*EXERCISE GOAL*:
Search the listing for "matplotlib" and copy every line where it appears.

*INFORMATION SUPPLIED*:
···
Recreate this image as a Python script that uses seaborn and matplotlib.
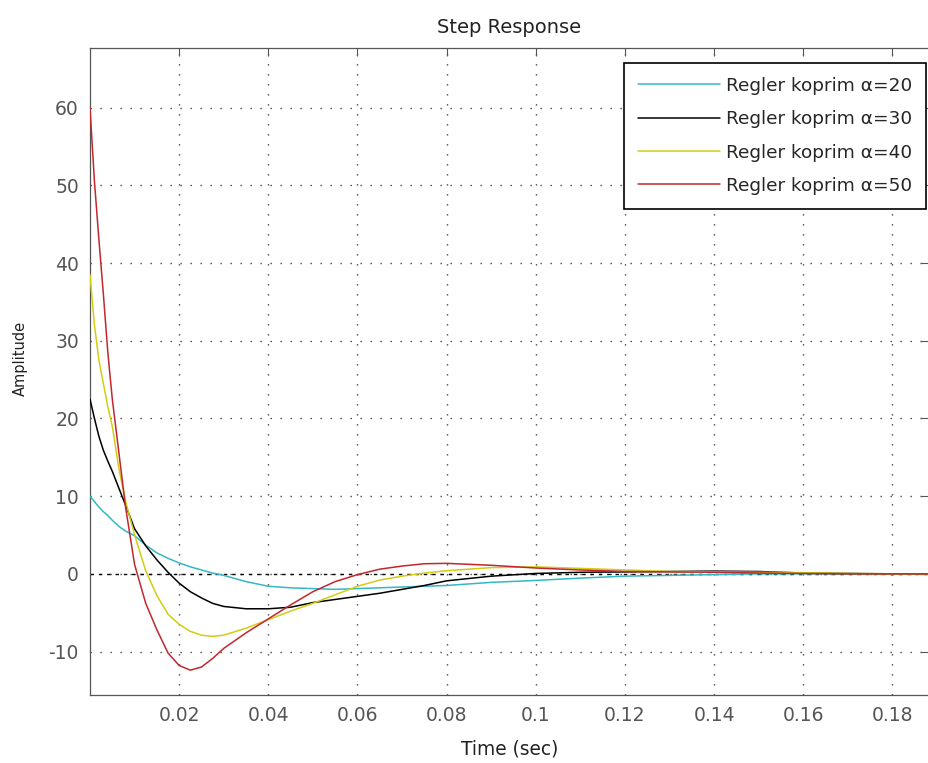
import matplotlib
matplotlib.use("Agg")
import matplotlib.pyplot as plt
import numpy as np
import pandas as pd
import seaborn as sns

# Sample times (s) shared by all four step responses
time = [0.0, 0.001, 0.002, 0.003, 0.004, 0.005, 0.0065, 0.008, 0.01, 0.0125,
        0.015, 0.0175, 0.02, 0.0225, 0.025, 0.0275, 0.03, 0.035, 0.04, 0.045,
        0.05, 0.055, 0.06, 0.065, 0.07, 0.075, 0.08, 0.09, 0.10, 0.11,
        0.12, 0.13, 0.14, 0.15, 0.16, 0.17, 0.18, 0.19]

# Step response amplitude for each coprime controller
alpha20 = [10.0, 9.3, 8.6, 8.0, 7.5, 6.9, 6.1, 5.5, 4.9, 3.7,
           2.7, 2.0, 1.4, 0.9, 0.5, 0.1, -0.2, -1.0, -1.6, -1.8,
           -1.9, -2.0, -1.9, -1.8, -1.7, -1.6, -1.5, -1.1, -0.85, -0.55,
           -0.3, -0.2, -0.1, 0.0, 0.0, 0.0, 0.0, 0.0]
alpha30 = [22.5, 20.0, 17.7, 15.9, 14.5, 13.2, 11.0, 8.8, 5.8, 3.6,
           1.8, 0.2, -1.2, -2.3, -3.1, -3.8, -4.2, -4.5, -4.5, -4.3,
           -3.7, -3.3, -2.9, -2.5, -2.0, -1.5, -0.9, -0.3, 0.05, 0.2,
           0.25, 0.3, 0.35, 0.3, 0.1, 0.05, 0.0, 0.0]
alpha40 = [38.5, 32.0, 27.5, 24.5, 21.5, 19.0, 13.5, 9.3, 5.0, 0.4,
           -2.8, -5.2, -6.5, -7.4, -7.9, -8.05, -7.9, -7.0, -5.9, -4.8,
           -3.8, -2.7, -1.6, -0.8, -0.3, 0.1, 0.4, 0.8, 0.9, 0.7,
           0.5, 0.3, 0.25, 0.2, 0.15, 0.05, 0.0, 0.0]
alpha50 = [60.0, 50.5, 43.0, 36.0, 28.5, 22.5, 15.5, 8.5, 1.2, -3.8,
           -7.2, -10.2, -11.8, -12.4, -12.0, -10.9, -9.6, -7.6, -5.8, -4.0,
           -2.3, -1.0, -0.1, 0.6, 1.0, 1.3, 1.35, 1.1, 0.75, 0.5,
           0.3, 0.25, 0.2, 0.1, 0.05, 0.0, 0.0, 0.0]

labels = ["Regler koprim α=20", "Regler koprim α=30",
          "Regler koprim α=40", "Regler koprim α=50"]
colors = ["#33b8c6", "#000000", "#d2cc12", "#c0282e"]

x_ticks = [0.02, 0.04, 0.06, 0.08, 0.1, 0.12, 0.14, 0.16, 0.18]
y_ticks = [-10, 0, 10, 20, 30, 40, 50, 60]

frames = []
for lab, amp in zip(labels, [alpha20, alpha30, alpha40, alpha50]):
    frames.append(pd.DataFrame({"time": time, "amplitude": amp, "controller": lab}))
df = pd.concat(frames, ignore_index=True)

sns.set_style("white")
plt.rcParams["font.family"] = ["DejaVu Sans"]
plt.rcParams["axes.unicode_minus"] = False

W, H = 929, 763
fig = plt.figure(figsize=(W / 100, H / 100), dpi=100)
ax = fig.add_axes([90 / W, 68 / H, 839 / W, 647 / H])

# steady-state reference line
ax.axhline(0, color="black", lw=1.0, ls=(0, (2.5, 3.5)), zorder=1.5)

sns.lineplot(data=df, x="time", y="amplitude", hue="controller",
             palette=dict(zip(labels, colors)), estimator=None,
             linewidth=1.1, ax=ax, zorder=3)

ax.set_xlim(0, 839 / 4458)
ax.set_ylim(-15.6, 67.7)
ax.set_xticks(x_ticks)
ax.set_xticklabels([f"{v:g}" for v in x_ticks])
ax.set_yticks(y_ticks)

ax.grid(True, ls=(0, (0.9, 6.3)), color="#333333", lw=1.0)
ax.tick_params(direction="in", length=6, width=0.8, color="#555555",
               labelcolor="#555555", labelsize=13.5, top=True, right=True, pad=8)
for sp in ax.spines.values():
    sp.set_color("#555555")
    sp.set_linewidth(0.9)

ax.set_title("Step Response", fontsize=14, pad=11, color="#222222")
ax.set_xlabel("Time (sec)", fontsize=13.4, color="#222222")
ax.xaxis.set_label_coords(0.5, -0.0835)
ax.xaxis.label.set_va("center")
ax.set_ylabel("Amplitude", fontsize=10.5, color="#222222")
ax.yaxis.set_label_coords(-0.083, 0.52)
ax.yaxis.label.set_va("center")

handles, labs = ax.get_legend_handles_labels()
leg = ax.legend(handles, labs, loc="upper right",
                bbox_to_anchor=(926 / W, 1 - 63 / H), bbox_transform=fig.transFigure,
                borderaxespad=0, frameon=True, fancybox=False, edgecolor="black",
                facecolor="white", framealpha=1, fontsize=13.3, handlelength=4.45,
                handletextpad=0.3, labelspacing=0.83, borderpad=0.75)
leg.get_frame().set_linewidth(1.2)

fig.savefig("out.png", dpi=100)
···
*ANSWER FOR THE TASK*:
Recreate this image as a Python script that uses seaborn and matplotlib.
import matplotlib
matplotlib.use("Agg")
import matplotlib.pyplot as plt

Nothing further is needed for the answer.